To preserve crawl and processing resources by quarantining less important URLs, an early form of crawl-budget management.

What put a page in the Supplemental Index?

Thin or duplicate content, over-templated near-duplicates, weak internal linking and link equity, and canonical or URL-parameter conflicts.

What did a “Supplemental Result” label mean?

That Google had limited trust in that page’s authority and relevance, so it was refreshed slowly and surfaced mainly for long-tail queries.

Does the Supplemental Index still exist?

Not as a separate label; its purpose evolved into modern concepts like crawl-budget optimization and quality thresholds such as E-E-A-T.

How do its lessons apply today?

Fix duplicate and thin content, strengthen internal links and canonicalization, and build authority, the same issues that once caused supplemental status.

What is the modern equivalent of the Supplemental Index?

There is no separate database today, but the status Crawled – currently not indexed in Search Console is the conceptual descendant of supplemental status. Such URLs are visible to crawlers yet excluded from results, usually because they lack contextual relevance or internal link support.

When was the Supplemental Index retired?

Google began phasing it out by late 2007 through the BigDaddy update and data-center unification. These efforts merged all documents into a single index governed by continuous relevance scoring instead of a separate secondary database.

What Search Console statuses behave like the old supplemental index?

Discovered – currently not indexed, Crawled – currently not indexed, and Duplicate without user-selected canonical all reflect quality or duplication decisions rather than crawl failures. They are the modern echoes of supplemental behavior and point to thin content, weak entity linking, or conflicting canonicals.

How does crawl budget relate to the Supplemental Index concept?

Google no longer bins pages into a supplemental layer, but the crawl budget system plays a similar gatekeeping role by allocating a finite number of crawl operations per site. Low-priority URLs that consume crawl capacity without adding unique information are eventually devalued.

How can you recover a page stuck in index limbo?

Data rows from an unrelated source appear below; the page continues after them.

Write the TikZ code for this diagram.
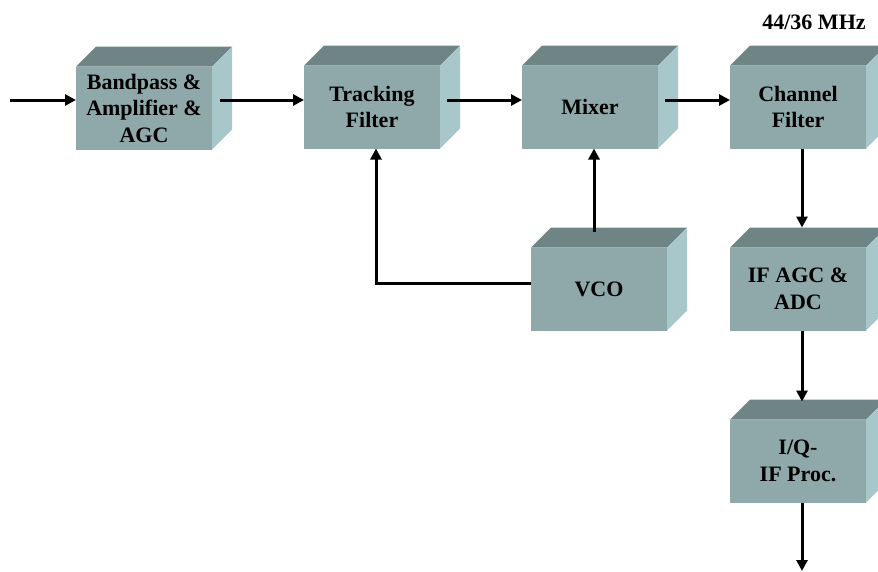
\documentclass[tikz,border=0pt]{standalone}
\usepackage{fontspec}
\setmainfont{Liberation Serif}
\usetikzlibrary{arrows.meta}
\definecolor{frontc}{RGB}{143,169,171}
\definecolor{topc}{RGB}{111,132,132}
\definecolor{sidec}{RGB}{168,199,202}
\tikzset{
  blk/.style={fill=frontc, minimum width=136pt, minimum height=83pt, inner sep=0pt, outer sep=0pt,
    align=center, font=\fontsize{22}{26.5}\selectfont\bfseries},
  conn/.style={line width=3pt, -{Triangle[length=11pt,width=11pt]}},
  wire/.style={line width=3pt}
}
\begin{document}
\begin{tikzpicture}[x=1pt,y=-1pt]
\useasboundingbox (0,0) rectangle (878,571);
\begin{scope}
\clip (0,0) rectangle (878,571);
\node[blk] (bp)  at (144,108) {Bandpass \&\\Amplifier \&\\AGC};
\node[blk] (tf)  at (372,107) {Tracking\\Filter};
\node[blk] (mx)  at (590,107) {Mixer};
\node[blk] (cf)  at (798,107) {Channel\\Filter};
\node[blk] (vco) at (599,289) {VCO};
\node[blk] (agc) at (798,289) {IF AGC \&\\ADC};
\node[blk] (iq)  at (798,461) {I/Q-\\IF Proc.};
\foreach \n in {bp,tf,mx,cf,vco,agc,iq}{
  \fill[topc] (\n.north west) -- ([shift={(20,-20)}]\n.north west) -- ([shift={(20,-20)}]\n.north east) -- (\n.north east) -- cycle;
  \fill[sidec] (\n.north east) -- ([shift={(20,-20)}]\n.north east) -- ([shift={(20,-20)}]\n.south east) -- (\n.south east) -- cycle;
}
\end{scope}
\node[font=\fontsize{22}{26}\selectfont\bfseries] (freq) at (814,22) {44/36 MHz};
\coordinate (in) at (10,100);
\coordinate (out) at (802,571);
\draw[conn] (in) -- (bp.west |- in);
\draw[conn] ([xshift=8pt]bp.east |- in) -- (tf.west |- in);
\draw[conn] ([xshift=7pt]tf.east |- in) -- (mx.west |- in);
\draw[conn] ([xshift=7pt]mx.east |- in) -- (cf.west |- in);
\draw[conn] ([xshift=4pt]cf.south) -- ([shift={(4pt,20pt)}]agc.north);
\draw[conn] ([xshift=4pt]agc.south) -- ([shift={(4pt,18pt)}]iq.north);
\draw[conn] ([xshift=4pt]iq.south) -- (out);
\draw[conn] ([shift={(-5pt,16pt)}]vco.north) -- ([xshift=-5pt]vco.north |- mx.south);
\draw[conn] ([yshift=6pt]vco.west) -| (376,0 |- tf.south);
\end{tikzpicture}
\end{document}
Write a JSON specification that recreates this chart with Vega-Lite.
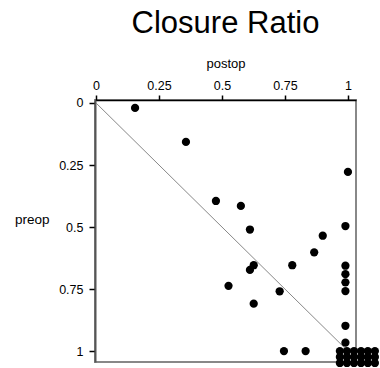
{
  "$schema": "https://vega.github.io/schema/vega-lite/v6.json",
  "autosize": {"type": "none"},
  "padding": {"left": 95, "top": 100, "right": 24, "bottom": 6},
  "width": 261,
  "height": 262,
  "background": "white",
  "config": {
    "view": {"stroke": "#888", "strokeWidth": 2},
    "font": "Liberation Sans"
  },
  "title": {
    "text": "Closure Ratio",
    "fontSize": 31,
    "font": "Liberation Sans",
    "fontWeight": "normal",
    "color": "black",
    "anchor": "middle",
    "offset": 17
  },
  "datasets": {
    "pts": [
      {"postop": 0.155, "preop": 0.02},
      {"postop": 0.357, "preop": 0.157},
      {"postop": 1.0, "preop": 0.278},
      {"postop": 0.476, "preop": 0.395},
      {"postop": 0.575, "preop": 0.415},
      {"postop": 0.611, "preop": 0.51},
      {"postop": 0.99, "preop": 0.496},
      {"postop": 0.9, "preop": 0.535},
      {"postop": 0.866, "preop": 0.602},
      {"postop": 0.779, "preop": 0.654},
      {"postop": 0.626, "preop": 0.654},
      {"postop": 0.611, "preop": 0.673},
      {"postop": 0.99, "preop": 0.656},
      {"postop": 0.99, "preop": 0.69},
      {"postop": 0.99, "preop": 0.723},
      {"postop": 0.99, "preop": 0.758},
      {"postop": 0.526, "preop": 0.737},
      {"postop": 0.729, "preop": 0.759},
      {"postop": 0.626, "preop": 0.809},
      {"postop": 0.99, "preop": 0.898},
      {"postop": 0.99, "preop": 0.966},
      {"postop": 0.746, "preop": 1.0},
      {"postop": 0.832, "preop": 1.0},
      {"postop": 0.968, "preop": 1.0},
      {"postop": 0.996, "preop": 1.0},
      {"postop": 1.024, "preop": 1.0},
      {"postop": 1.052, "preop": 1.0},
      {"postop": 1.079, "preop": 1.0},
      {"postop": 1.107, "preop": 1.0},
      {"postop": 0.968, "preop": 1.024},
      {"postop": 0.996, "preop": 1.024},
      {"postop": 1.024, "preop": 1.024},
      {"postop": 1.052, "preop": 1.024},
      {"postop": 1.079, "preop": 1.024},
      {"postop": 1.107, "preop": 1.024},
      {"postop": 0.968, "preop": 1.048},
      {"postop": 0.996, "preop": 1.048},
      {"postop": 1.024, "preop": 1.048},
      {"postop": 1.052, "preop": 1.048},
      {"postop": 1.079, "preop": 1.048},
      {"postop": 1.107, "preop": 1.048}
    ],
    "diag": [
      {"x": 0, "y": 0, "x2": 1, "y2": 1}
    ]
  },
  "layer": [
    {
      "data": {"name": "diag"},
      "mark": {"type": "rule", "color": "#888", "strokeWidth": 1},
      "encoding": {
        "x": {"field": "x", "type": "quantitative", "scale": {"domain": [-0.004, 1.032], "nice": false, "zero": false}},
        "y": {"field": "y", "type": "quantitative", "scale": {"domain": [-0.012, 1.044], "nice": false, "zero": false, "reverse": true}},
        "x2": {"field": "x2"},
        "y2": {"field": "y2"}
      }
    },
    {
      "data": {"name": "pts"},
      "mark": {"type": "point", "filled": true, "color": "black", "opacity": 1, "size": 68},
      "encoding": {
        "x": {
          "field": "postop", "type": "quantitative",
          "axis": {
            "orient": "top",
            "values": [0, 0.25, 0.5, 0.75, 1],
            "labelExpr": "'' + datum.value",
            "grid": false,
            "domainColor": "black",
            "domainWidth": 1.5,
            "tickColor": "black",
            "tickWidth": 1.5,
            "tickSize": 5,
            "labelPadding": 3,
            "labelFontSize": 12.5,
            "labelFont": "Liberation Sans",
            "labelColor": "black",
            "labelFlush": false,
            "labelOverlap": false,
            "title": "postop",
            "titleFontSize": 13,
            "titleFont": "Liberation Sans",
            "titleFontWeight": "normal",
            "titleColor": "black",
            "titlePadding": 9
          }
        },
        "y": {
          "field": "preop", "type": "quantitative",
          "axis": {
            "orient": "left",
            "values": [0, 0.25, 0.5, 0.75, 1],
            "labelExpr": "'' + datum.value",
            "grid": false,
            "domainColor": "#555",
            "domainWidth": 2,
            "tickColor": "black",
            "tickWidth": 1.5,
            "tickSize": 6,
            "labelPadding": 6,
            "labelFontSize": 12.5,
            "labelFont": "Liberation Sans",
            "labelColor": "black",
            "labelFlush": false,
            "labelOverlap": false,
            "title": "preop",
            "titleAngle": 0,
            "titleAlign": "right",
            "titleBaseline": "middle",
            "titleX": -46,
            "titleY": 119,
            "titleFontSize": 13.5,
            "titleFont": "Liberation Sans",
            "titleFontWeight": "normal",
            "titleColor": "black"
          }
        }
      }
    }
  ]
}
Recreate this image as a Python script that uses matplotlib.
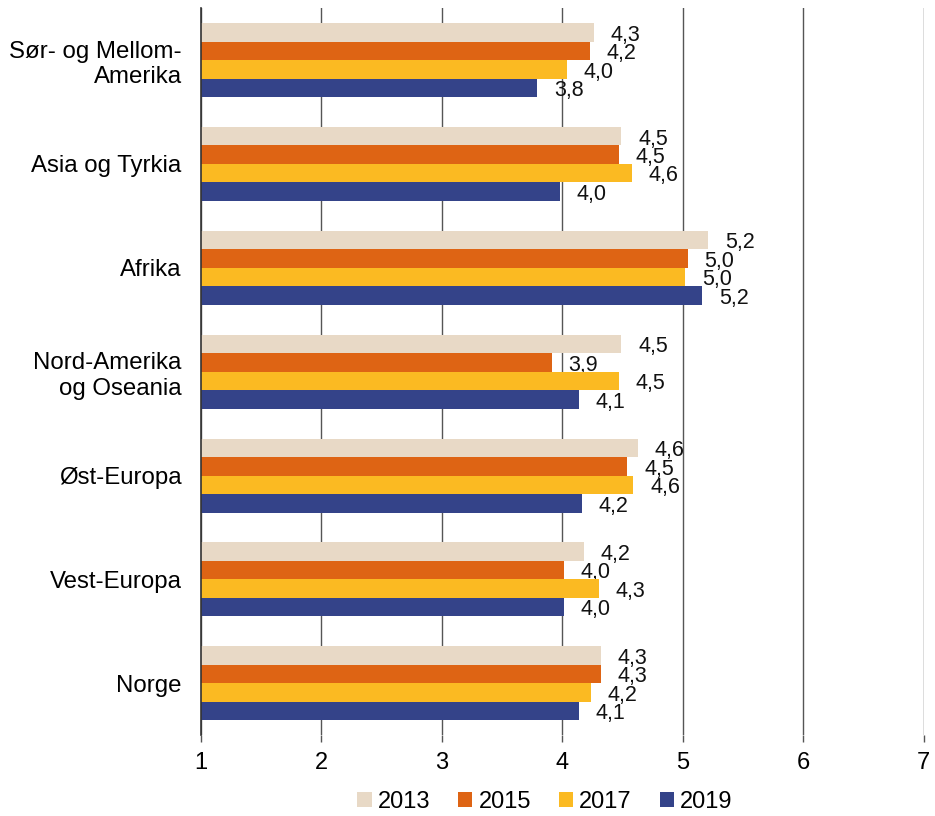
import numpy as np
import matplotlib
matplotlib.use('Agg')
import matplotlib.pyplot as plt

plt.rcParams['font.family'] = ['Liberation Sans', 'DejaVu Sans']

# Data (top to bottom as in the chart)
regions = ['Sør- og Mellom-\nAmerika', 'Asia og Tyrkia', 'Afrika',
           'Nord-Amerika\nog Oseania', 'Øst-Europa', 'Vest-Europa', 'Norge']
years = ['2013', '2015', '2017', '2019']
v2013 = [4.26, 4.49, 5.21, 4.49, 4.63, 4.18, 4.32]
v2015 = [4.23, 4.47, 5.04, 3.91, 4.54, 4.01, 4.32]
v2017 = [4.04, 4.58, 5.02, 4.47, 4.59, 4.30, 4.24]
v2019 = [3.79, 3.98, 5.16, 4.14, 4.16, 4.01, 4.14]
colors = ['#E8D9C6', '#DE6414', '#FBBA22', '#344389']

series = [v2013, v2015, v2017, v2019]
base = 1

fig = plt.figure(figsize=(9.35, 8.16), dpi=100)
ax = fig.add_axes([0.215, 0.099, 0.773, 0.891])

y = np.arange(len(regions))
bar_h = 0.178
offsets = [-1.5 * bar_h, -0.5 * bar_h, 0.5 * bar_h, 1.5 * bar_h]

for vals, col, off, yr in zip(series, colors, offsets, years):
    widths = [v - base for v in vals]
    ax.barh(y + off, widths, left=base, height=bar_h, color=col,
            edgecolor='none', label=yr, zorder=3)
    for yi, v in zip(y, vals):
        ax.annotate(f'{v:.1f}'.replace('.', ','), xy=(v, yi + off),
                    xytext=(12, -2), textcoords='offset points',
                    ha='left', va='center', fontsize=15.5, color='#111111')

ax.set_xlim(1, 7)
ax.set_ylim(len(regions) - 0.5, -0.5)
ax.set_xticks([1, 2, 3, 4, 5, 6, 7])
ax.set_yticks(y)
ax.set_yticklabels(regions, fontsize=17.3)
ax.tick_params(axis='x', labelsize=17, length=5, width=1, color='#555555', pad=7)
ax.tick_params(axis='y', length=0, pad=14)

ax.grid(axis='x', color='#555555', linewidth=1, zorder=0)
for s in ['top', 'right', 'bottom']:
    ax.spines[s].set_visible(False)
ax.spines['left'].set_color('#333333')
ax.spines['left'].set_linewidth(1.2)
ax.spines['left'].set_zorder(4)

fig.legend(loc='center', bbox_to_anchor=(0.583, 0.017), ncol=4,
           frameon=False, fontsize=17, handlelength=0.6, handleheight=0.6,
           handletextpad=0.25, columnspacing=1.2, borderpad=0)

fig.savefig('out.png', dpi=100)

Follow a structured process: consolidate similar pages, align canonical tags, and boost internal links from established hubs toward the weaker page. Then expand thin content with unique detail and structured data, and use the URL Inspection Tool to request a recrawl.

How does entity relevance affect whether a page gets indexed?

Index inclusion now depends on entity salience rather than keyword frequency, so Google checks how well a page reinforces a recognized entity and connects it across the domain. A page that fails to link back to foundational entities becomes a context orphan and risks exclusion that simulates supplemental status.

What signals once defined a supplemental page?

Pages were marked supplemental for low link popularity, thin or duplicate content, shallow crawl depth, and an irregular refresh rate. Each of these maps to a modern factor such as backlink authority, content uniqueness, internal linking architecture, and update frequency.